おそらくこの「ticket」は、フランス語化した英語。日本風になった英語を「和製英語」というように、フランス風になった英語、「仏製英語」みたいな感じのようだ。

それを知ってか知らずか、英語でのやりとりにこの「ticket」を混ぜ込むところもちょっと面白い。
日本ではわりと普通のような気もするけれど、今は言語を混ぜない世界線(ドイツ)で暮らしているから、よりそう思うのかもしれない。

この混ぜ方は英語力云々というより、国民性や気質みたいなところもあるような気もした。

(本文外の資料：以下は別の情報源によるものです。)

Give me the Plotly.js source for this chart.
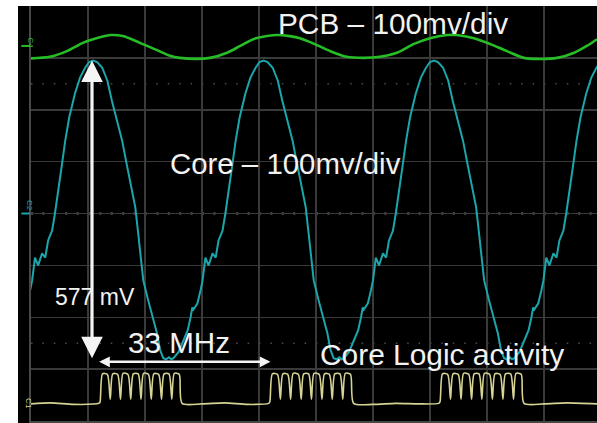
<!DOCTYPE html>
<html>
<head>
<meta charset="utf-8">
<script src="https://cdn.plot.ly/plotly-3.0.1.min.js"></script>
<style>
  html, body { margin: 0; padding: 0; background: #ffffff; overflow: hidden; }
  #scope { position: absolute; left: 18px; top: 6px; width: 579px; height: 417px; }
</style>
</head>
<body>
<div id="scope"></div>
<script>
// Time axis in ns (10 ns/div), vertical axis in mV (100 mV/div)

// Core supply ripple (cyan)
const coreT = [-0.15,0.2,0.7,1.25,1.95,2.5,3.0,3.7,4.2,4.9,5.5,6.0,6.7,7.7,8.6,9.5,10.2,10.9,
  11.6,12.5,13.4,14.2,15.1,16.0,16.7,17.4,18.3,18.8,19.5,19.7,20.55,21.4,22.1,22.65,23.2,23.7,24.2,24.6,
  25.0,25.9,26.6,27.5,28.0,28.3,28.5,29.2,29.75,30.1,30.6,31.15,31.85,32.4,32.9,33.6,34.1,34.8,35.4,35.9,36.6,37.6,38.5,39.4,40.1,40.8,
  41.5,42.4,43.3,44.1,45.0,45.9,46.6,47.3,48.2,48.7,49.4,49.6,50.45,51.3,52.0,52.55,53.1,53.6,54.1,54.5,
  54.9,55.8,56.5,57.4,57.9,58.2,58.4,59.1,59.65,60.0,60.5,61.05,61.75,62.3,62.8,63.5,64.0,64.7,65.3,65.8,66.5,67.5,68.4,69.3,70.0,70.7,
  71.4,72.3,73.2,74.0,74.9,75.8,76.5,77.2,78.1,78.6,79.3,79.5,80.35,81.2,81.9,82.45,83.0,83.5,84.0,84.4,
  84.8,85.7,86.4,87.3,87.8,88.1,88.3,89.0,89.55,89.9,90.4,90.95,91.65,92.2,92.7,93.4,93.9,94.6,95.2,95.7,96.4,97.4,98.3,99.2,99.9,100.6];
const coreMv = [-148,-129,-85,-100,-77,-85,-52,-33,0,50,100,140,185,231,262,281,292,295,
  292,281,256,217,179,140,100,63,12,-38,-104,-129,-167,-200,-231,-263,-279,-281,-277,-281,
  -279,-267,-250,-225,-200,-181,-185,-173,-148,-129,-85,-100,-77,-85,-52,-33,0,50,100,140,185,231,262,281,292,295,
  292,281,256,217,179,140,100,63,12,-38,-104,-129,-167,-200,-231,-263,-279,-281,-277,-281,
  -279,-267,-250,-225,-200,-181,-185,-173,-148,-129,-85,-100,-77,-85,-52,-33,0,50,100,140,185,231,262,281,292,295,
  292,281,256,217,179,140,100,63,12,-38,-104,-129,-167,-200,-231,-263,-279,-281,-277,-281,
  -279,-267,-250,-225,-200,-181,-185,-173,-148,-129,-85,-100,-77,-85,-52,-33,0,50,100,140,185,231,262,281,292,295];

// PCB supply (green)
const pcbT = [0,3.3,6.3,9.1,10.9,13.9,16.1,19.1,22.1,24.4,26.1,29.1,31.4,34.4,36.7,39.0,41.4,43.2,45.4,47.2,
  49.7,52.5,55.4,58.4,61.2,64.2,67.2,70.0,73.0,74.7,77.7,80.5,83.5,86.5,88.8,92.3,95.3,97.5,99.3];
const pcbMv = [299,302,313,329,336,344,342,329,315,304,300,298,300,310,323,336,342,344,342,338,
  327,313,302,300,302,310,327,338,344,344,338,327,313,300,298,300,310,323,336];

// Core logic activity bursts (yellow)
const logicT = [0,3.5,7.5,11.9,
  12.1,12.55,13.4, 13.9,14.35,15.2, 15.7,16.15,17.0, 17.5,17.95,18.8,
  19.3,19.75,20.6, 21.1,21.55,22.4, 22.9,23.35,24.2, 24.7,25.15,26.0,
  26.5,30,34,38,41.7,
  41.9,42.35,43.25, 43.75,44.2,45.05, 45.55,46.0,46.9, 47.4,47.85,48.7,
  49.2,49.65,50.55, 51.05,51.5,52.35, 52.85,53.3,54.2, 54.7,55.15,56.05,
  56.6,60,64,68,71.5,
  71.75,72.2,73.1, 73.6,74.05,74.95, 75.45,75.9,76.8, 77.3,77.75,78.6,
  79.1,79.55,80.45, 80.95,81.4,82.3, 82.8,83.25,84.15, 84.65,85.1,86.0,
  86.5,90,94,99.3];
const logicMv = [-367,-365,-368,-366,
  -364,-309,-310, -358,-309,-310, -358,-308,-310, -358,-309,-309,
  -358,-308,-310, -358,-309,-310, -358,-309,-309, -358,-308,-310,
  -366,-367,-365,-368,-366,
  -363,-309,-310, -358,-309,-310, -358,-308,-310, -358,-309,-309,
  -358,-308,-310, -358,-309,-310, -358,-309,-309, -358,-308,-310,
  -366,-368,-366,-367,-366,
  -363,-309,-310, -358,-309,-310, -358,-308,-310, -358,-309,-309,
  -358,-308,-310, -358,-309,-310, -358,-309,-309, -358,-308,-310,
  -366,-367,-365,-367];

// Measurement markers
const peakTime = 10.7;      // ns, time of the marked core peak
const peakMv = 295;         // mV
const swingMv = 577;        // mV, peak-to-peak core swing
const freqMHz = 33;         // ripple frequency
const periodStart = 11.7;   // ns
const periodLevel = -286;   // mV

const labels = {
  pcb: 'PCB \u2013 100mv/div',
  core: 'Core \u2013 100mv/div',
  swing: swingMv + ' mV',
  freq: freqMHz + ' MHz',
  logic: 'Core Logic activity'
};

const textColor = '#f2f2f2';
const font = 'Liberation Sans, Arial, sans-serif';

const traces = [
  { x: pcbT, y: pcbMv, type: 'scatter', mode: 'lines',
    line: { color: '#26bd26', width: 2.6, shape: 'spline', smoothing: 0.8 } },
  { x: logicT, y: logicMv, type: 'scatter', mode: 'lines',
    line: { color: '#d6d394', width: 1.6, shape: 'spline', smoothing: 0.7 } },
  { x: coreT, y: coreMv, type: 'scatter', mode: 'lines',
    line: { color: '#1aa6ab', width: 2 } }
];

const periodNs = 1000 / freqMHz;

const annotations = [
  { x: 43.0, y: 367, xref: 'x', yref: 'y', text: labels.pcb, showarrow: false,
    xanchor: 'left', yanchor: 'middle', font: { family: font, size: 29.8, color: textColor } },
  { x: 24.0, y: 96, xref: 'x', yref: 'y', text: labels.core, showarrow: false,
    xanchor: 'left', yanchor: 'middle', font: { family: font, size: 29.4, color: textColor } },
  { x: 3.8, y: -160, xref: 'x', yref: 'y', text: labels.swing, showarrow: false,
    xanchor: 'left', yanchor: 'middle', font: { family: font, size: 23, color: textColor } },
  { x: 16.6, y: -249, xref: 'x', yref: 'y', text: labels.freq, showarrow: false,
    xanchor: 'left', yanchor: 'middle', font: { family: font, size: 29.6, color: textColor } },
  { x: 50.3, y: -271, xref: 'x', yref: 'y', text: labels.logic, showarrow: false,
    xanchor: 'left', yanchor: 'middle', font: { family: font, size: 29.9, color: textColor } },
  // peak-to-peak arrow
  { x: peakTime, y: peakMv, ax: peakTime, ay: peakMv - swingMv, xref: 'x', yref: 'y', axref: 'x', ayref: 'y',
    text: '', showarrow: true, arrowside: 'end+start', arrowhead: 2, startarrowhead: 2,
    arrowsize: 1.35, startarrowsize: 1.35, arrowwidth: 3.2, arrowcolor: '#f4f4f4' },
  // one period arrow
  { x: periodStart + periodNs, y: periodLevel, ax: periodStart, ay: periodLevel, xref: 'x', yref: 'y', axref: 'x', ayref: 'y',
    text: '', showarrow: true, arrowside: 'end+start', arrowhead: 2, startarrowhead: 2,
    arrowsize: 0.85, startarrowsize: 0.85, arrowwidth: 2.5, arrowcolor: '#f4f4f4' },
  // channel markers
  { x: -0.013, y: 0.93, xref: 'paper', yref: 'paper', text: 'C4', showarrow: false, textangle: 90,
    font: { family: font, size: 8, color: '#26bd26' } },
  { x: -0.013, y: 0.52, xref: 'paper', yref: 'paper', text: 'C2', showarrow: false, textangle: 90,
    font: { family: font, size: 8, color: '#1aa6ab' } },
  { x: -0.015, y: 0.025, xref: 'paper', yref: 'paper', text: 'C1', showarrow: false, textangle: 90,
    font: { family: font, size: 8, color: '#d6d394' } }
];

const shapes = [
  { type: 'line', xref: 'x', yref: 'y', x0: 0, x1: 100, y0: 0, y1: 0, layer: 'below',
    line: { color: '#8a8a8a', width: 2, dash: '2px,9.4px' } },
  { type: 'line', xref: 'x', yref: 'y', x0: 50, x1: 50, y0: -400, y1: 400, layer: 'below',
    line: { color: '#8a8a8a', width: 2, dash: '2px,8.4px' } },
  { type: 'line', xref: 'x', yref: 'y', x0: 0, x1: 100, y0: 250, y1: 250, layer: 'below',
    line: { color: '#4a4a4a', width: 1.5, dash: '1.5px,9.9px' } },
  { type: 'line', xref: 'x', yref: 'y', x0: 0, x1: 100, y0: -250, y1: -250, layer: 'below',
    line: { color: '#4a4a4a', width: 1.5, dash: '1.5px,9.9px' } },
  // channel ground markers
  { type: 'line', xref: 'paper', yref: 'y', x0: -0.017, x1: -0.002, y0: 323, y1: 323,
    line: { color: '#26bd26', width: 2 } },
  { type: 'line', xref: 'paper', yref: 'y', x0: -0.017, x1: -0.002, y0: 0, y1: 0,
    line: { color: '#1aa6ab', width: 2 } }
];

const axisCommon = {
  showgrid: true, gridcolor: '#3a3a3a', gridwidth: 1.5,
  zeroline: false, showticklabels: false, ticks: '',
  showline: true, linecolor: '#474747', linewidth: 2, mirror: true,
  fixedrange: true
};

const layout = {
  width: 579, height: 417,
  margin: { l: 13, r: 0, t: 0, b: 2, pad: 0 },
  paper_bgcolor: '#000000', plot_bgcolor: '#000000',
  showlegend: false, hovermode: false,
  xaxis: Object.assign({}, axisCommon, { range: [0, 99.3], dtick: 10, tick0: 0 }),
  yaxis: Object.assign({}, axisCommon, { range: [-400, 400], dtick: 100, tick0: 0 }),
  annotations: annotations,
  shapes: shapes
};

Plotly.newPlot('scope', traces, layout, { staticPlot: true, displayModeBar: false });
</script>
</body>
</html>
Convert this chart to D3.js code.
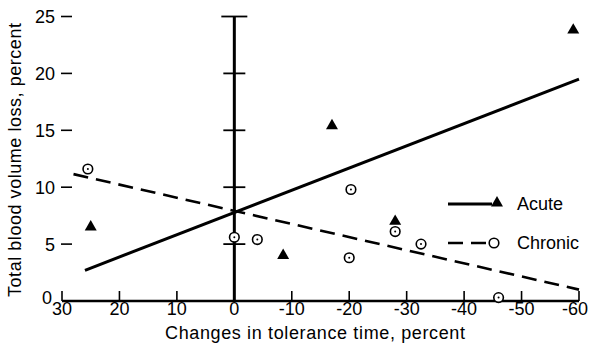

そしてさいごに、スペイン・イタリア・クロアチアなど、ヨーロッパの広い地域でたまに聞くのは「コピー」だ。
店員さんが「Copyはいりますか?」「Copy?」と英語に混ぜ込んで聞いてくる。

とくにクレジットカード決済を使用したときなどに聞かれることが多い気がしている。もしかしたら、「控え」要素が強いレシートに使われることが多い。
こちらも最初なんのことかわからなくて、フランスと同じようにクレカ決済の端末のレシートが出る部分に手を添えながら「Copy?」と聞かれて、それがレシートを指す言葉なのだと理解した。


非英語圏を旅していると、英語で会話してくれていても、こういう単語の端々にその国の個性や地域性みたいなものが滲んでいることがある。
レシートにみたいな単語に限らず、この国だとこの英語の言い回し多いなーとか、そういうのも出逢う。

多分その国で使われる言語と近い使い方ができるとか、その国の英語教育で重要視されている文法や言い回しだとか、なにかしらの理由があるのだろう。
そういうのをみていると、一言に英語と言っても、いろんな英語があるんだなと思う。発音だけじゃなく、使う単語やフレーズにも国民性が出るのだ。


先日アイスランドのホテルのカウンターでも興味深い英語に出逢った。
そこのホテルにはサウナがついていたので、夫が「サウナは水着の着用が必要ですか?」と英語で聞いた。
するとホテルの方がこう返事をした。


「お客様のプライベートな部分は、すべてカバーされる必要があります」


直訳するとこんな説明の仕方だった。
つまり水着(やもしかしたらタオル?)の着用を求めていて、全裸禁止ということだと思うのだけれど、この言い回し、すくなくともわたしには思いつかないと思った。
どうやら夫も同じことを思ったらしく、二人で「あの言い回しすごいな」とひとしきり盛り上がっていた。
アイスランドはLGBTQ+フレンドリーな国としても知られるので、そういう部分に配慮された回答だったのかもしれない。


レイキャビクにはこんなストリートも


英語の地域性というと、発音の仕方(訛り)みたいなところに目がいきがちだ。
でもたぶん発音以外にも、選ぶ単語や言い回しでも、その人のバックグラウンドが思ったよりも出ているんじゃないかと思う。

よわよわ英語スキルしか持たないわたしですら気づくのだから、きっとネイティブの方やもっと英語が話せる方も感じているのかもしれない。


今回はわたしが実際に言われた、ヨーロッパ内の「レシート」を指す英語をまとめてみた。
それぞれの国に数日間しかいたことがないので、現地にお住まいの方や度々訪れている方は「この国ではこんな言い方もあった!」という情報をお持ちの方もいると思う。
そういう情報をお持ちの方は、ぜひ教えていただけると嬉しい。
「レシート」を指す英語、案外奥深いかもしれない。